You're quite a few years out of date. Sure, I'll be pleased to see R&D in these things continue. But if all R&D on climate-related technologies stopped today, we have the technology NOW to get the job done. Solar works NOW. Wind works NOW. Batteries work NOW, and will continue to drop in price just from increases in manufacturing efficiency as production continues to increase, even if the technological advances currently being researched never materialize. Nuclear . . . um . . . is ridiculously expensive and problematic in other ways NOW, and R&D seems just to be delivering more of the same, so more R&D on it is largely irrelevant.
It would be nice for there to be more research into solar, wind, batteries, and for that matter geothermal and wave power. But we have the technologies; the main fight is not currently about R&D, it's about implementation. Building the solar and wind farms with the battery backup, building the transit systems, retrofitting homes and industry to use electrical heating and manufacturing techniques, mandating the electric vehicles, all that stuff . . . right now we need to be DOING things much more than researching them. And much of that doing, or at a minimum the regulating, subsidizing and so forth that push them into being done, must come from government.
There are relative edge cases where existing technology doesn't get the job done--air travel, for example.
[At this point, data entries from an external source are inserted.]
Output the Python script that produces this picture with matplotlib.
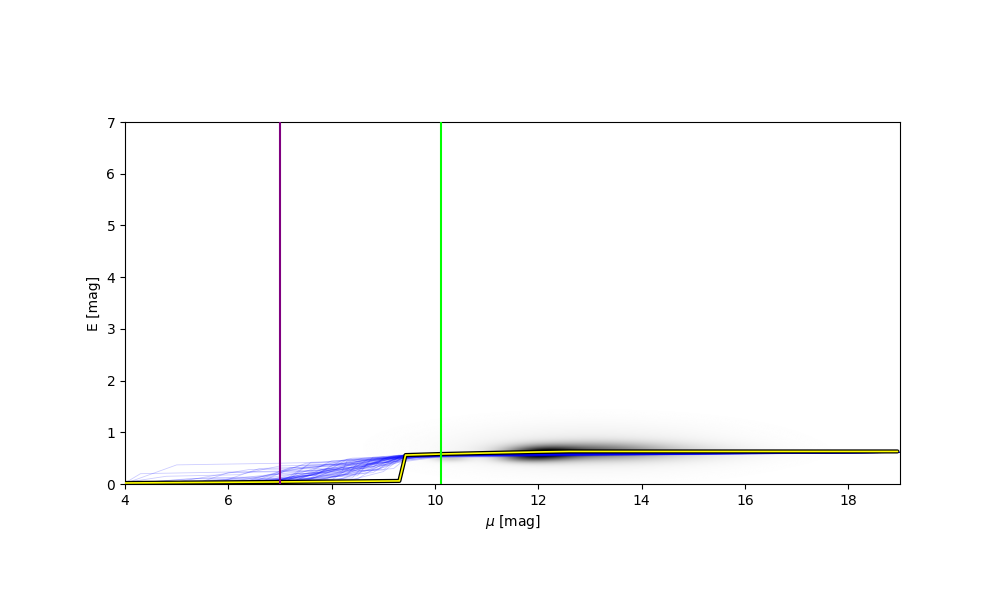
import numpy as np
import matplotlib
matplotlib.use("Agg")
import matplotlib.pyplot as plt

# ---- data ----
xlim = (4.0, 19.0)
ylim = (0.0, 7.0)
purple_mu = 7.0
green_mu = 10.12

# best-fit (median) extinction profile
median_mu = [4.0, 7.0, 9.31, 9.43, 10.1, 11.0, 12.0, 12.6, 18.95]
median_E = [0.02, 0.04, 0.06, 0.56, 0.58, 0.60, 0.62, 0.63, 0.63]

# density blobs (centre mu, centre E, sigma mu, sigma E, amplitude)
blob_mu = [12.1, 12.9, 14.0, 13.0, 10.3, 11.7]
blob_E = [0.59, 0.63, 0.62, 0.70, 0.50, 0.50]
blob_smu = [0.45, 0.90, 1.20, 1.80, 0.25, 0.35]
blob_sE = [0.09, 0.11, 0.12, 0.30, 0.05, 0.06]
blob_amp = [0.75, 0.45, 0.15, 0.08, 0.20, 0.28]

# sample extinction profiles (knots: mu, E)
sample_paths = [
    [(4, 0.02), (4.3, 0.20), (7.0, 0.25), (8.2, 0.40), (9.5, 0.52), (11, 0.60), (19, 0.61)],
    [(4, 0.01), (5.0, 0.37), (6.9, 0.40), (7.8, 0.42), (9.2, 0.55), (11, 0.60), (19, 0.61)],
    [(4, 0.00), (5.2, 0.10), (6.5, 0.12), (7.4, 0.30), (9.0, 0.45), (10.2, 0.56), (19, 0.61)],
    [(4, 0.00), (6.8, 0.05), (7.5, 0.20), (8.6, 0.35), (9.4, 0.55), (19, 0.61)],
    [(4, 0.02), (5.5, 0.05), (6.0, 0.22), (7.6, 0.25), (8.0, 0.45), (9.6, 0.50), (11, 0.60), (19, 0.61)],
    [(4, 0.01), (6.0, 0.02), (7.3, 0.15), (8.3, 0.18), (8.5, 0.40), (9.4, 0.56), (19, 0.61)],
    [(4, 0.00), (7.0, 0.04), (7.9, 0.30), (8.8, 0.32), (9.0, 0.50), (10.5, 0.58), (19, 0.61)],
    [(4, 0.03), (4.8, 0.15), (6.2, 0.18), (7.0, 0.35), (8.1, 0.38), (9.3, 0.55), (19, 0.61)],
    [(4, 0.00), (6.5, 0.04), (7.2, 0.10), (8.0, 0.28), (8.7, 0.30), (9.4, 0.54), (19, 0.61)],
    [(4, 0.01), (5.8, 0.02), (6.6, 0.30), (7.7, 0.33), (8.4, 0.50), (10.0, 0.55), (11.5, 0.61), (19, 0.62)],
    [(4, 0.00), (7.1, 0.05), (8.0, 0.12), (8.9, 0.40), (9.4, 0.45), (10.3, 0.57), (19, 0.61)],
    [(4, 0.02), (6.9, 0.06), (7.6, 0.22), (8.2, 0.24), (8.3, 0.45), (9.5, 0.55), (19, 0.61)],
    [(4, 0.00), (5.0, 0.02), (6.1, 0.10), (7.4, 0.12), (8.6, 0.42), (9.8, 0.57), (19, 0.61)],
    [(4, 0.01), (6.7, 0.03), (7.8, 0.20), (8.5, 0.24), (9.1, 0.52), (19, 0.61)],
    [(4, 0.00), (7.0, 0.02), (7.5, 0.35), (8.8, 0.40), (9.3, 0.54), (19, 0.61)],
    [(4, 0.00), (6.0, 0.04), (7.0, 0.20), (8.0, 0.30), (8.3, 0.48), (9.9, 0.52), (11, 0.60), (19, 0.61)],
    [(4, 0.02), (6.4, 0.05), (7.3, 0.07), (8.1, 0.35), (9.0, 0.38), (9.4, 0.55), (19, 0.61)],
    [(4, 0.00), (7.2, 0.06), (7.9, 0.10), (8.4, 0.30), (9.2, 0.46), (10.1, 0.56), (19, 0.61)],
    [(4, 0.01), (5.6, 0.12), (6.8, 0.14), (7.5, 0.40), (8.5, 0.43), (9.4, 0.56), (19, 0.61)],
    [(4, 0.00), (6.9, 0.04), (8.2, 0.15), (8.7, 0.48), (9.6, 0.52), (10.6, 0.59), (19, 0.61)],
    [(4, 0.01), (6.3, 0.03), (7.7, 0.18), (8.0, 0.36), (9.0, 0.40), (9.4, 0.56), (19, 0.61)],
    [(4, 0.00), (7.4, 0.06), (8.3, 0.25), (9.0, 0.27), (9.3, 0.53), (19, 0.61)],
    [(4, 0.00), (6.6, 0.02), (7.1, 0.26), (8.4, 0.28), (8.9, 0.45), (10.0, 0.56), (19, 0.61)],
    [(4, 0.02), (5.9, 0.06), (7.0, 0.08), (7.9, 0.38), (9.1, 0.42), (9.5, 0.56), (19, 0.61)],
    [(4, 0.00), (7.0, 0.05), (8.6, 0.20), (9.1, 0.35), (9.5, 0.50), (10.4, 0.58), (19, 0.61)],
    [(4, 0.01), (6.2, 0.04), (7.6, 0.12), (8.2, 0.46), (9.2, 0.50), (9.7, 0.57), (19, 0.61)],
    [(4, 0.00), (7.3, 0.07), (7.8, 0.28), (8.6, 0.30), (8.8, 0.52), (19, 0.61)],
    [(4, 0.00), (5.4, 0.03), (6.8, 0.18), (7.9, 0.22), (8.7, 0.38), (9.4, 0.55), (19, 0.61)],
    [(4, 0.01), (7.0, 0.03), (7.7, 0.08), (8.9, 0.30), (9.4, 0.52), (19, 0.61)],
    [(4, 0.00), (6.0, 0.03), (8.0, 0.08), (8.4, 0.35), (9.3, 0.44), (9.8, 0.56), (19, 0.61)],
    [(4, 0.02), (6.5, 0.05), (7.2, 0.32), (8.0, 0.34), (8.6, 0.50), (10.2, 0.55), (11.2, 0.61), (19, 0.62)],
    [(4, 0.00), (7.5, 0.04), (8.5, 0.10), (9.0, 0.40), (9.4, 0.54), (19, 0.61)],
    [(4, 0.01), (6.8, 0.06), (7.4, 0.16), (8.3, 0.20), (9.0, 0.48), (9.5, 0.56), (19, 0.61)],
    [(4, 0.00), (7.1, 0.03), (7.6, 0.42), (8.8, 0.46), (9.3, 0.56), (19, 0.61)],
    [(4, 0.00), (6.4, 0.02), (7.9, 0.14), (8.5, 0.16), (8.7, 0.40), (9.6, 0.48), (10.4, 0.58), (19, 0.61)],
    [(4, 0.02), (7.0, 0.08), (8.1, 0.26), (8.9, 0.44), (9.4, 0.56), (19, 0.61)],
    [(4, 0.00), (6.9, 0.02), (8.0, 0.04), (8.6, 0.25), (9.2, 0.30), (9.5, 0.54), (19, 0.61)],
    [(4, 0.01), (5.7, 0.08), (7.2, 0.10), (8.2, 0.32), (9.1, 0.36), (9.6, 0.57), (19, 0.61)],
    [(4, 0.00), (7.2, 0.04), (8.4, 0.12), (8.6, 0.34), (9.3, 0.50), (10.1, 0.57), (19, 0.61)],
    [(4, 0.00), (6.7, 0.05), (7.5, 0.25), (8.4, 0.27), (9.2, 0.55), (19, 0.61)],
    [(4, 0.01), (7.0, 0.04), (7.8, 0.15), (8.8, 0.22), (9.2, 0.48), (9.8, 0.55), (19, 0.61)],
    [(4, 0.00), (6.1, 0.02), (7.3, 0.20), (8.1, 0.22), (8.9, 0.50), (19, 0.61)],
    [(4, 0.00), (7.6, 0.05), (8.7, 0.28), (9.2, 0.42), (9.5, 0.55), (19, 0.61)],
    [(4, 0.02), (6.6, 0.07), (7.6, 0.10), (8.5, 0.44), (9.5, 0.50), (10.5, 0.58), (19, 0.61)],
    [(4, 0.00), (7.0, 0.02), (8.3, 0.06), (9.0, 0.24), (9.4, 0.54), (19, 0.61)],
    [(4, 0.01), (6.3, 0.04), (7.4, 0.36), (8.3, 0.40), (9.0, 0.53), (19, 0.61)],
    [(4, 0.00), (7.3, 0.06), (8.0, 0.18), (8.9, 0.36), (9.6, 0.46), (10.6, 0.59), (19, 0.61)],
    [(4, 0.00), (6.8, 0.03), (7.7, 0.26), (8.7, 0.42), (9.3, 0.55), (19, 0.61)],
    [(4, 0.01), (7.1, 0.05), (8.2, 0.10), (8.8, 0.30), (9.4, 0.50), (10.0, 0.56), (19, 0.61)],
    [(4, 0.00), (6.5, 0.03), (7.5, 0.14), (8.3, 0.38), (9.2, 0.52), (19, 0.61)],
    [(4, 0.00), (5.0, 0.04), (6.4, 0.28), (7.7, 0.30), (8.8, 0.34), (9.4, 0.55), (19, 0.61)],
    [(4, 0.02), (7.0, 0.04), (7.9, 0.24), (8.9, 0.28), (9.5, 0.56), (19, 0.61)],
    [(4, 0.00), (6.2, 0.01), (7.2, 0.04), (8.5, 0.30), (9.3, 0.54), (19, 0.61)],
    [(4, 0.01), (7.4, 0.03), (8.6, 0.46), (9.6, 0.53), (10.3, 0.57), (19, 0.61)],
]

# ---- figure ----
fig = plt.figure(figsize=(10, 6), dpi=100)
ax = fig.add_axes([0.125, 0.1933, 0.775, 0.6033])

# density image
gx = np.linspace(xlim[0], xlim[1], 600)
gy = np.linspace(ylim[0], 2.0, 400)
GX, GY = np.meshgrid(gx, gy)
dens = np.zeros_like(GX)
for m, e, sm, se, a in zip(blob_mu, blob_E, blob_smu, blob_sE, blob_amp):
    dens += a * np.exp(-0.5 * (((GX - m) / sm) ** 2 + ((GY - e) / se) ** 2))
ax.imshow(dens, extent=[xlim[0], xlim[1], ylim[0], 2.0], origin="lower",
          aspect="auto", cmap="gray_r", vmin=0, vmax=1.05,
          interpolation="bilinear", zorder=0)

for p in sample_paths:
    xs = [q[0] for q in p]
    ys = [q[1] for q in p]
    ax.plot(xs, ys, color="blue", lw=0.6, alpha=0.2, zorder=2)

ax.plot(median_mu, median_E, color="black", lw=3.0, zorder=3, solid_capstyle="round")
ax.plot(median_mu, median_E, color="yellow", lw=1.2, zorder=4)

ax.axvline(purple_mu, color="purple", lw=1.5, zorder=5)
ax.axvline(green_mu, color="lime", lw=1.5, zorder=5)

ax.set_xlim(*xlim)
ax.set_ylim(*ylim)
ax.set_xticks([4, 6, 8, 10, 12, 14, 16, 18])
ax.set_yticks([0, 1, 2, 3, 4, 5, 6, 7])
ax.set_xlabel(r"$\mu$ [mag]")
ax.set_ylabel("E [mag]")

fig.savefig("out.png", dpi=100)
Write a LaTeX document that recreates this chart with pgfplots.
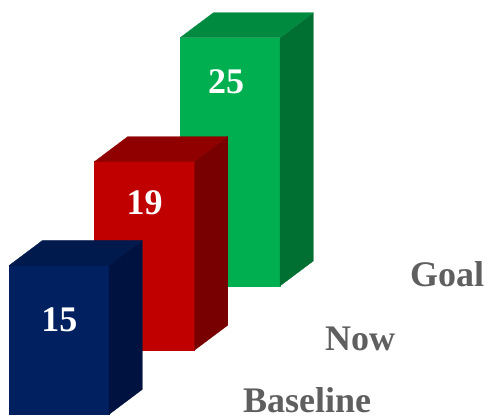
\documentclass[border=0pt]{standalone}
\usepackage{fontspec}
\setmainfont{Liberation Serif}
\usepackage{pgfplots}
\pgfplotsset{compat=1.18}
\definecolor{blueF}{HTML}{002060}
\definecolor{blueT}{HTML}{001A4D}
\definecolor{blueS}{HTML}{001340}
\definecolor{redF}{HTML}{C00000}
\definecolor{redT}{HTML}{900000}
\definecolor{redS}{HTML}{780000}
\definecolor{greenF}{HTML}{00B050}
\definecolor{greenT}{HTML}{008A3F}
\definecolor{greenS}{HTML}{006F32}
\definecolor{labelgrey}{HTML}{5F5F5F}
\pgfplotsset{face/.style={draw=#1,line width=0.2pt,fill=#1,no marks,forget plot}}
\tikzset{lbl/.style={font=\fontsize{36}{36}\selectfont\bfseries, inner sep=0pt}}
\begin{document}
\begin{tikzpicture}
\useasboundingbox (0,0) rectangle (488pt,417pt);
\begin{axis}[
  at={(0pt,2.5pt)}, anchor=origin,
  x={(1pt,0pt)}, y={(85.5pt,64.25pt)}, z={(0pt,9.93pt)},
  xmin=0, xmax=300, ymin=0, ymax=2.4, zmin=0, zmax=26,
  hide axis, clip=false,
]
% Goal (back): value 25
\addplot3[face=greenF] coordinates {(9,2,0) (109,2,0) (109,2,25) (9,2,25) (9,2,0)};
\addplot3[face=greenS] coordinates {(109,2,0) (109,2.39,0) (109,2.39,25) (109,2,25) (109,2,0)};
\addplot3[face=greenT] coordinates {(9,2,25) (109,2,25) (109,2.39,25) (9,2.39,25) (9,2,25)};
% Now (middle): value 19
\addplot3[face=redF] coordinates {(9,1,0) (109,1,0) (109,1,19) (9,1,19) (9,1,0)};
\addplot3[face=redS] coordinates {(109,1,0) (109,1.39,0) (109,1.39,19) (109,1,19) (109,1,0)};
\addplot3[face=redT] coordinates {(9,1,19) (109,1,19) (109,1.39,19) (9,1.39,19) (9,1,19)};
% Baseline (front): value 15
\addplot3[face=blueF] coordinates {(9,0,0) (109,0,0) (109,0,15) (9,0,15) (9,0,0)};
\addplot3[face=blueS] coordinates {(109,0,0) (109,0.39,0) (109,0.39,15) (109,0,15) (109,0,0)};
\addplot3[face=blueT] coordinates {(9,0,15) (109,0,15) (109,0.39,15) (9,0.39,15) (9,0,15)};
% Value labels on the front faces
\node[lbl,white,anchor=base] at (axis cs:59.5,0,8.4) {15};
\node[lbl,white,anchor=base] at (axis cs:59,1,13.7) {19};
\node[lbl,white,anchor=base] at (axis cs:55,2,19.4) {25};
% Category names along the depth direction
\node[lbl,labelgrey,anchor=base west] at (axis cs:243,0,0.16) {Baseline};
\node[lbl,labelgrey,anchor=base west] at (axis cs:239.5,1,0) {Now};
\node[lbl,labelgrey,anchor=base west] at (axis cs:239,2,-0.1) {Goal};
\end{axis}
\end{tikzpicture}
\end{document}
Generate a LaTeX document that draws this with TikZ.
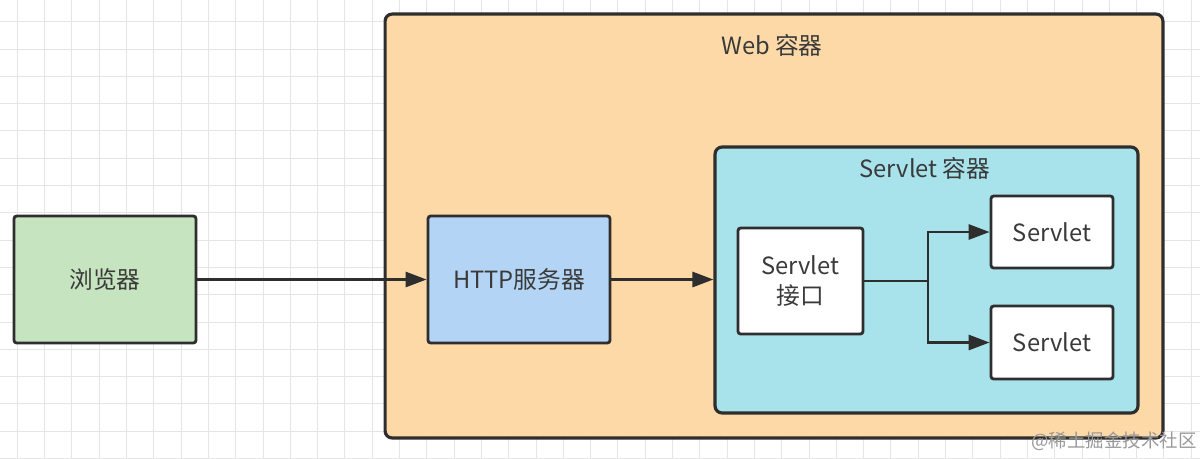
\documentclass[tikz,border=0pt]{standalone}
\usepackage{fontspec}
\setmainfont{Noto Sans CJK SC}
\usetikzlibrary{arrows.meta}
\definecolor{webfill}{HTML}{FDD9A8}
\definecolor{svcfill}{HTML}{A8E2EA}
\definecolor{brfill}{HTML}{C6E4BF}
\definecolor{httpfill}{HTML}{B4D4F5}
\definecolor{edge}{HTML}{2E2E2E}
\definecolor{txt}{HTML}{3A3A3A}
\begin{document}
\begin{tikzpicture}[x=0.02cm, y=-0.02cm, every node/.style={font=\fontsize{13.5}{17}\selectfont, text=txt},
  box/.style={draw=edge, line width=1.6pt, rounded corners=1.5pt, align=center, inner sep=0pt},
  frame/.style={draw=edge, line width=1.8pt, rounded corners=4pt, inner sep=0pt},
  link/.style={edge, line width=1.6pt, -{Triangle[length=0.42cm,width=0.3cm]}}]
  \useasboundingbox (0,0) rectangle (1200,458);
  % background grid
  \fill[white] (0,0) rectangle (1200,458);
  \foreach \i in {0,...,43} {
    \draw[black!10, line width=0.5pt] (17.3+27.3*\i,0) -- (17.3+27.3*\i,458);
  }
  \foreach \j in {-1,...,16} {
    \draw[black!10, line width=0.5pt] (0,21.7+27.3*\j) -- (1200,21.7+27.3*\j);
  }
  % containers
  \node[frame, fill=webfill, minimum width=15.56cm, minimum height=8.48cm] (web) at (774,226) {};
  \node (webtitle) at (772,45) {Web 容器};
  \node[frame, fill=svcfill, minimum width=8.46cm, minimum height=5.32cm] (svc) at (926.5,280) {};
  \node (svctitle) at (925,168) {Servlet 容器};
  % boxes
  \node[box, fill=brfill, minimum width=3.64cm, minimum height=2.54cm] (browser) at (105,279.5) {浏览器};
  \node[box, fill=httpfill, minimum width=3.64cm, minimum height=2.54cm] (http) at (519,279.5) {HTTP服务器};
  \node[box, fill=white, minimum width=2.5cm, minimum height=2.12cm] (iface) at (800.5,281) {Servlet\\接口};
  \node[box, fill=white, minimum width=2.44cm, minimum height=1.44cm] (s1) at (1052,232) {Servlet};
  \node[box, fill=white, minimum width=2.44cm, minimum height=1.46cm] (s2) at (1052,342.5) {Servlet};
  \coordinate (fork) at (928,281);
  % connectors
  \draw[link] (browser) -- (http);
  \draw[link] (http.east) -- (svc.west |- http.east);
  \draw[edge, line width=1.6pt] (iface) -- (fork);
  \draw[link] (fork) |- (s1);
  \draw[link] (fork) |- (s2);
  \node[text=black!40, font=\fontsize{10.5}{13}\selectfont] (mark) at (1114,441) {@稀土掘金技术社区};
\end{tikzpicture}
\end{document}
But for the most part, that's not the case--even steel, for instance, can be made without burning coal (although you still need to get a bit of carbon into the iron, you don't have to burn that carbon to heat the metal), it's just not a mature, cheap technology yet. If we had to make expensive steel to get it to zero emissions, we could.
So at this point talking as if the main event is R&D amounts to obstructionism. It's saying we should kick the can down the road, do some more studies, pretend we have no usable technologies yet to have an excuse to do little until some day in the future when the R&D has been sufficient.